While the cloud may seem at first glance to reduce or even outright eliminate some of the burdens of storing video on traditional appliances, there are several factors that many people fail to take into account when considering the cloud for their application. For example, the proliferation of high-definition cameras, which while they increased the value of video data they have also subsequently increased bandwidth demand. Most organizations simply don’t have the bandwidth capacity to support streaming hundreds or, in some cases, thousands of HD cameras, to the cloud simultaneously, which makes having some type of onsite storage solution absolutely critical.
Given the desire among many businesses and government entities in retaining video over longer periods of time for analytical and evidentiary purposes, cloud storage would seem like the perfect solution with the ability it provides organizations to scale up or down as storage needs demand. Also, with many companies now implementing “green” initiatives across the enterprise, cloud storage can help organizations eliminate the numerous servers needed to store video data, which can literally cost thousands of dollars each year to run and cool down in their IT closets.
There are a few misconceptions about cloud storage, but the most common is that it is less expensive than on-premises storage.
Bandwidth is the Achilles heel of any cloud deployment. Although bandwidth costs have come down considerably in recent years, a big pipe and a fast switch is a necessity in order get all of that video in and out of the cloud. Quite often bandwidth requirements underestimated due to the nature of compression technology and scene complexity. Dedicated networks for surveillance require fast switches and network administration resource(s) to configure and maintain, in either case (cloud or on-premises) you still need network administration – a cost that is often overlooked. Lastly, support costs from cloud storage providers have to be factored into the equation as they are certainly not free.

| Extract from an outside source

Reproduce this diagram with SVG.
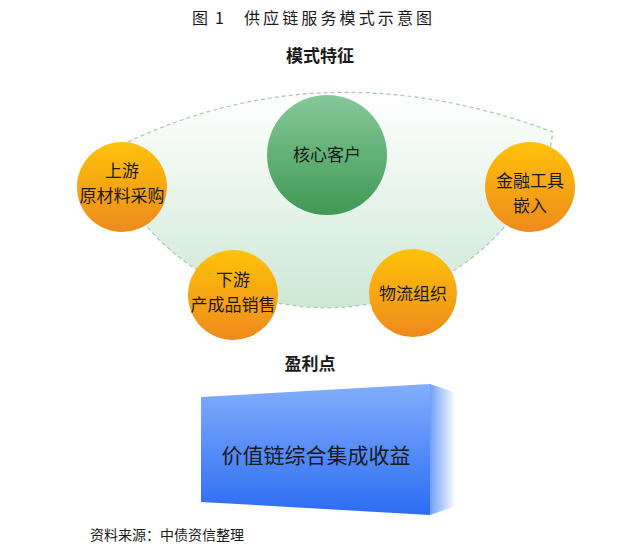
<svg xmlns="http://www.w3.org/2000/svg" width="640" height="555" viewBox="0 0 640 555">
<defs>
<style>
.t{font-family:"Noto Sans CJK SC","Liberation Sans",sans-serif;fill:#1a1a1a}
.n{font-size:17px;text-anchor:middle;fill:#1a1a1a}
.h{font-size:17px;font-weight:bold;text-anchor:middle}
.c{fill:url(#og)}
</style>
<linearGradient id="fan" x1="0" y1="0" x2="0" y2="1">
<stop offset="0" stop-color="#ffffff"/>
<stop offset="1" stop-color="#cde8d5"/>
</linearGradient>
<linearGradient id="gg" x1="0" y1="0" x2="0" y2="1">
<stop offset="0" stop-color="#86c999"/>
<stop offset="1" stop-color="#3f9953"/>
</linearGradient>
<linearGradient id="og" x1="0" y1="0" x2="0" y2="1">
<stop offset="0" stop-color="#ffc20a"/>
<stop offset="1" stop-color="#ee8a1c"/>
</linearGradient>
<linearGradient id="bf" x1="0" y1="0" x2="0" y2="1">
<stop offset="0" stop-color="#82aefc"/>
<stop offset="1" stop-color="#2c6cf2"/>
</linearGradient>
<linearGradient id="bs" x1="0" y1="0" x2="1" y2="0">
<stop offset="0" stop-color="#6f9ff8"/>
<stop offset="1" stop-color="#ffffff"/>
</linearGradient>
</defs>
<text class="t" x="192" y="24" font-size="16">图</text>
<text class="t" x="215" y="24" font-size="16">1</text>
<text class="t" x="244" y="24" font-size="16" textLength="188">供应链服务模式示意图</text>
<text class="t h" x="320" y="62">模式特征</text>
<g id="connectors">
<path d="M128,142 Q327,48 553,132 L550,150 A238,238 0 0 1 128,202 Z" fill="url(#fan)" stroke="#a8c8b0" stroke-width="1.2" stroke-dasharray="4,3"/>
</g>
<g id="core"><circle cx="327" cy="155" r="60" fill="url(#gg)"/><text class="t n" x="327" y="161">核心客户</text></g>
<g id="upstream"><circle class="c" cx="122" cy="187" r="45"/><text class="t n" x="122" y="177">上游</text><text class="t n" x="122" y="202">原材料采购</text></g>
<g id="finance"><circle class="c" cx="530" cy="187" r="45"/><text class="t n" x="530" y="187">金融工具</text><text class="t n" x="530" y="212">嵌入</text></g>
<g id="downstream"><circle class="c" cx="233" cy="295" r="45"/><text class="t n" x="233" y="286">下游</text><text class="t n" x="233" y="311">产成品销售</text></g>
<g id="logistics"><circle class="c" cx="413" cy="293" r="44"/><text class="t n" x="413" y="300">物流组织</text></g>
<text class="t h" x="310" y="370">盈利点</text>
<g id="profit">
<polygon points="430,384 456,393 456,506 430,515" fill="url(#bs)"/>
<polygon points="201,397 430,384 430,515 201,502" fill="url(#bf)"/>
<text class="t" x="316" y="463" font-size="21" text-anchor="middle">价值链综合集成收益</text>
</g>
<text class="t" x="90" y="540" font-size="14">资料来源：中债资信整理</text>
</svg>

Storing large volumes of ‘active’ surveillance data in the cloud doesn’t make economic sense when you start to consider the cost associated with transferring it in and out of the cloud. For short-term archiving, cloud storage may make sense if the video is exported from the VMS and used as stand-alone media files. Integrators and end users should consider how a change in retention requirements, say from 30 days to 60 days to 90 days will impact their cost. Cloud storage looks less attractive the more the data you store and the longer you need to retain it.